• [What to do] Write the data out again exactly, with no pictures.

• [Data excerpt]
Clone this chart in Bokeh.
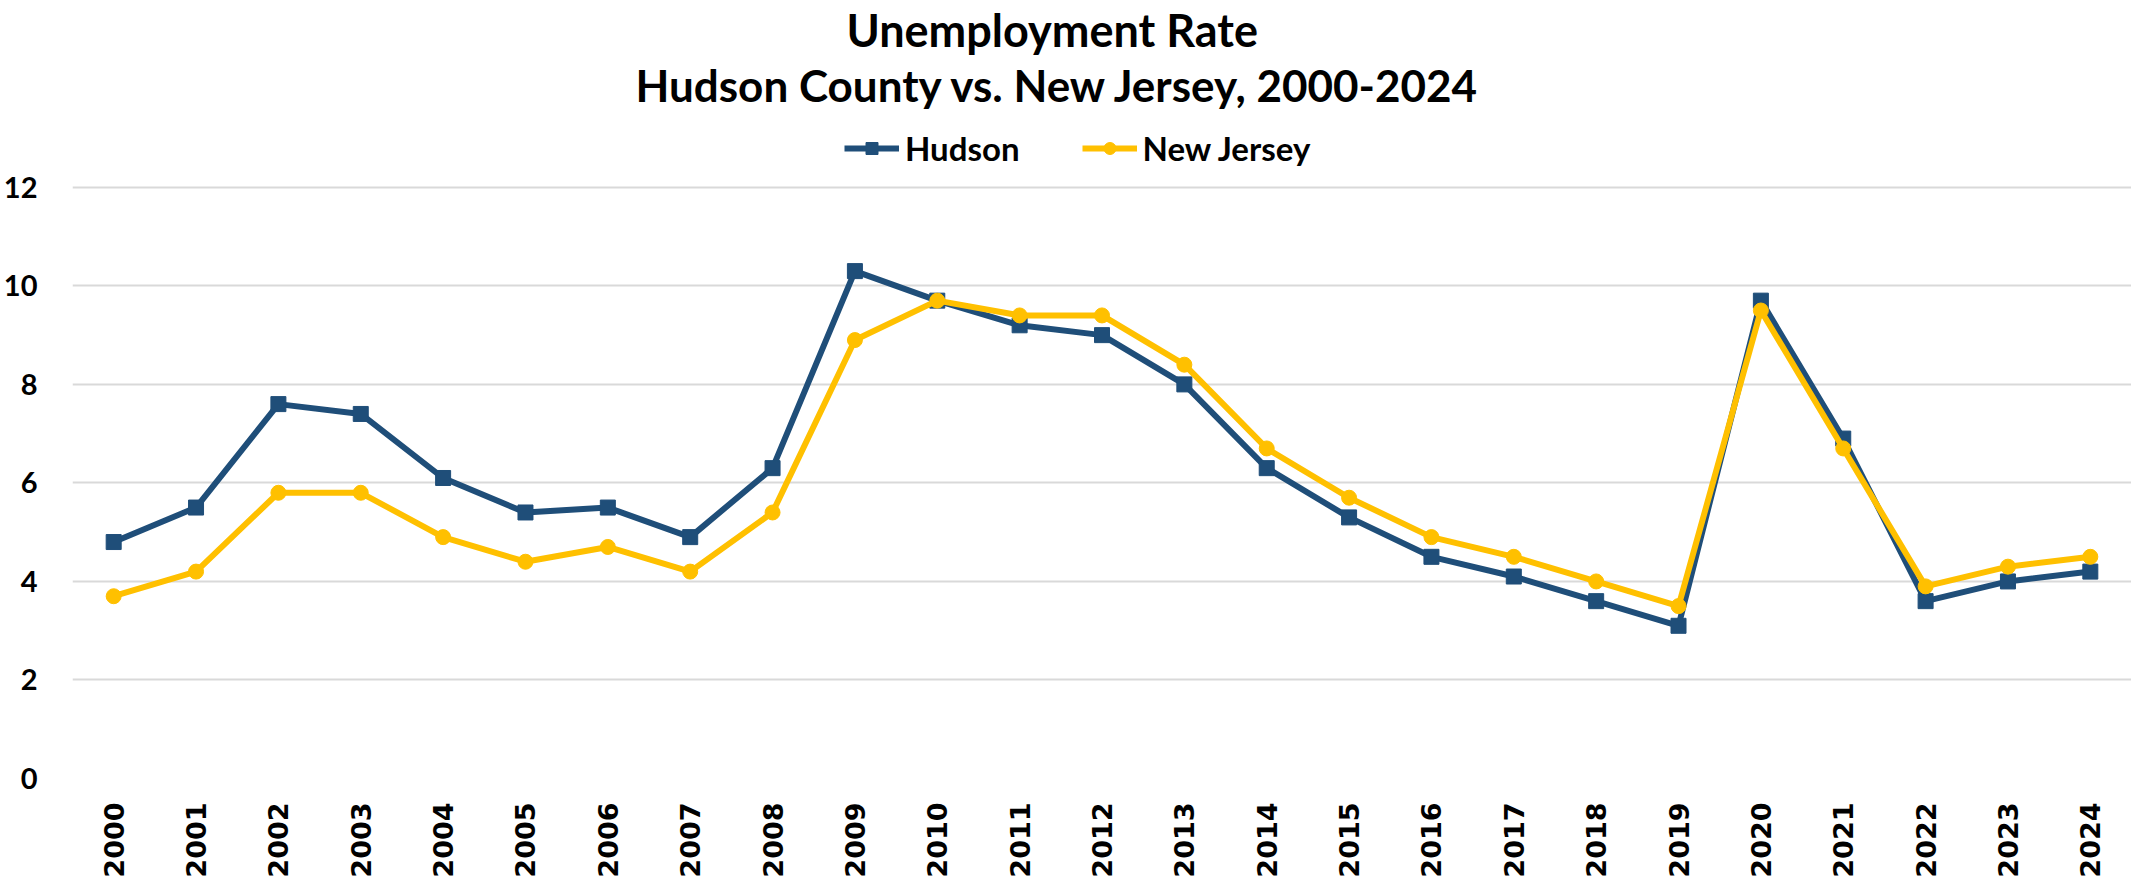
from math import pi
from bokeh.plotting import figure
from bokeh.models import Title, Legend, LegendItem, FactorRange, Range1d, FixedTicker
from bokeh.embed import file_html
from bokeh.resources import INLINE

years = ["2000", "2001", "2002", "2003", "2004", "2005", "2006", "2007", "2008",
         "2009", "2010", "2011", "2012", "2013", "2014", "2015", "2016", "2017",
         "2018", "2019", "2020", "2021", "2022", "2023", "2024"]
hudson = [4.8, 5.5, 7.6, 7.4, 6.1, 5.4, 5.5, 4.9, 6.3, 10.3, 9.7, 9.2, 9.0, 8.0,
          6.3, 5.3, 4.5, 4.1, 3.6, 3.1, 9.7, 6.9, 3.6, 4.0, 4.2]
new_jersey = [3.7, 4.2, 5.8, 5.8, 4.9, 4.4, 4.7, 4.2, 5.4, 8.9, 9.7, 9.4, 9.4, 8.4,
              6.7, 5.7, 4.9, 4.5, 4.0, 3.5, 9.5, 6.7, 3.9, 4.3, 4.5]
y_ticks = [0, 2, 4, 6, 8, 10, 12]

title_1 = "Unemployment Rate"
title_2 = "Hudson County vs. New Jersey, 2000-2024"

BLUE = "#1F4E79"
GOLD = "#FFC000"
FONT = "Lato"

# frame extends above 12 to hold the legend (no gridlines there)
Y_TOP = 13.56

p = figure(x_range=FactorRange(*years), y_range=Range1d(0, Y_TOP),
           frame_width=2059, frame_height=668, output_backend="svg", toolbar_location=None,
           min_border_left=69, min_border_right=0, min_border_top=0, min_border_bottom=0,
           background_fill_color="white", border_fill_color="white")
p.outline_line_color = None

# axes
p.yaxis.ticker = FixedTicker(ticks=y_ticks)
for ax in (p.xaxis, p.yaxis):
    ax.axis_line_color = None
    ax.major_tick_line_color = None
    ax.minor_tick_line_color = None
    ax.major_tick_out = 0
    ax.major_tick_in = 0
p.yaxis.major_label_text_font = FONT
p.yaxis.major_label_text_font_style = "bold"
p.yaxis.major_label_text_font_size = "29px"
p.yaxis.major_label_text_color = "black"
p.yaxis.major_label_standoff = 35

p.xaxis.major_label_orientation = pi / 2
p.xaxis.major_label_text_font = "DejaVu Sans"
p.xaxis.major_label_text_font_style = "bold"
p.xaxis.major_label_text_font_size = "27px"
p.xaxis.major_label_text_color = "black"
p.xaxis.major_label_standoff = 24

p.xgrid.grid_line_color = None
p.ygrid.grid_line_color = "#D9D9D9"
p.ygrid.grid_line_width = 2

# series
r1 = p.line(years, hudson, line_color=BLUE, line_width=6)
s1 = p.scatter(years, hudson, marker="square", size=15, fill_color=BLUE, line_color=BLUE)
r2 = p.line(years, new_jersey, line_color=GOLD, line_width=6)
s2 = p.scatter(years, new_jersey, marker="circle", size=15, fill_color=GOLD, line_color=GOLD)

legend = Legend(items=[LegendItem(label="Hudson", renderers=[r1, s1]),
                       LegendItem(label="New Jersey", renderers=[r2, s2])],
                orientation="horizontal", location=(772, 610),
                label_text_font=FONT, label_text_font_style="bold",
                label_text_font_size="33px", label_text_color="black",
                glyph_width=55, glyph_height=30, label_standoff=6, spacing=62,
                padding=0, margin=0, border_line_color=None,
                background_fill_alpha=0)
p.add_layout(legend, "center")

p.add_layout(Title(text=title_2, align="left", text_font=FONT, text_font_style="bold",
                   text_font_size="44px", text_color="black", offset=563, standoff=0), "above")
p.add_layout(Title(text=title_1, align="left", text_font=FONT, text_font_style="bold",
                   text_font_size="45px", text_color="black", offset=774, standoff=0), "above")

open("out.html", "w").write(file_html(p, INLINE))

• [Worked answer]
Clone this chart in Bokeh.
from math import pi
from bokeh.plotting import figure
from bokeh.models import Title, Legend, LegendItem, FactorRange, Range1d, FixedTicker
from bokeh.embed import file_html
from bokeh.resources import INLINE

years = ["2000", "2001", "2002", "2003", "2004", "2005", "2006", "2007", "2008",
         "2009", "2010", "2011", "2012", "2013", "2014", "2015", "2016", "2017",
         "2018", "2019", "2020", "2021", "2022", "2023", "2024"]
hudson = [4.8, 5.5, 7.6, 7.4, 6.1, 5.4, 5.5, 4.9, 6.3, 10.3, 9.7, 9.2, 9.0, 8.0,
          6.3, 5.3, 4.5, 4.1, 3.6, 3.1, 9.7, 6.9, 3.6, 4.0, 4.2]
new_jersey = [3.7, 4.2, 5.8, 5.8, 4.9, 4.4, 4.7, 4.2, 5.4, 8.9, 9.7, 9.4, 9.4, 8.4,
              6.7, 5.7, 4.9, 4.5, 4.0, 3.5, 9.5, 6.7, 3.9, 4.3, 4.5]
y_ticks = [0, 2, 4, 6, 8, 10, 12]

title_1 = "Unemployment Rate"
title_2 = "Hudson County vs. New Jersey, 2000-2024"

BLUE = "#1F4E79"
GOLD = "#FFC000"
FONT = "Lato"

# frame extends above 12 to hold the legend (no gridlines there)
Y_TOP = 13.56

p = figure(x_range=FactorRange(*years), y_range=Range1d(0, Y_TOP),
           frame_width=2059, frame_height=668, output_backend="svg", toolbar_location=None,
           min_border_left=69, min_border_right=0, min_border_top=0, min_border_bottom=0,
           background_fill_color="white", border_fill_color="white")
p.outline_line_color = None

# axes
p.yaxis.ticker = FixedTicker(ticks=y_ticks)
for ax in (p.xaxis, p.yaxis):
    ax.axis_line_color = None
    ax.major_tick_line_color = None
    ax.minor_tick_line_color = None
    ax.major_tick_out = 0
    ax.major_tick_in = 0
p.yaxis.major_label_text_font = FONT
p.yaxis.major_label_text_font_style = "bold"
p.yaxis.major_label_text_font_size = "29px"
p.yaxis.major_label_text_color = "black"
p.yaxis.major_label_standoff = 35

p.xaxis.major_label_orientation = pi / 2
p.xaxis.major_label_text_font = "DejaVu Sans"
p.xaxis.major_label_text_font_style = "bold"
p.xaxis.major_label_text_font_size = "27px"
p.xaxis.major_label_text_color = "black"
p.xaxis.major_label_standoff = 24

p.xgrid.grid_line_color = None
p.ygrid.grid_line_color = "#D9D9D9"
p.ygrid.grid_line_width = 2

# series
r1 = p.line(years, hudson, line_color=BLUE, line_width=6)
s1 = p.scatter(years, hudson, marker="square", size=15, fill_color=BLUE, line_color=BLUE)
r2 = p.line(years, new_jersey, line_color=GOLD, line_width=6)
s2 = p.scatter(years, new_jersey, marker="circle", size=15, fill_color=GOLD, line_color=GOLD)

legend = Legend(items=[LegendItem(label="Hudson", renderers=[r1, s1]),
                       LegendItem(label="New Jersey", renderers=[r2, s2])],
                orientation="horizontal", location=(772, 610),
                label_text_font=FONT, label_text_font_style="bold",
                label_text_font_size="33px", label_text_color="black",
                glyph_width=55, glyph_height=30, label_standoff=6, spacing=62,
                padding=0, margin=0, border_line_color=None,
                background_fill_alpha=0)
p.add_layout(legend, "center")

p.add_layout(Title(text=title_2, align="left", text_font=FONT, text_font_style="bold",
                   text_font_size="44px", text_color="black", offset=563, standoff=0), "above")
p.add_layout(Title(text=title_1, align="left", text_font=FONT, text_font_style="bold",
                   text_font_size="45px", text_color="black", offset=774, standoff=0), "above")

open("out.html", "w").write(file_html(p, INLINE))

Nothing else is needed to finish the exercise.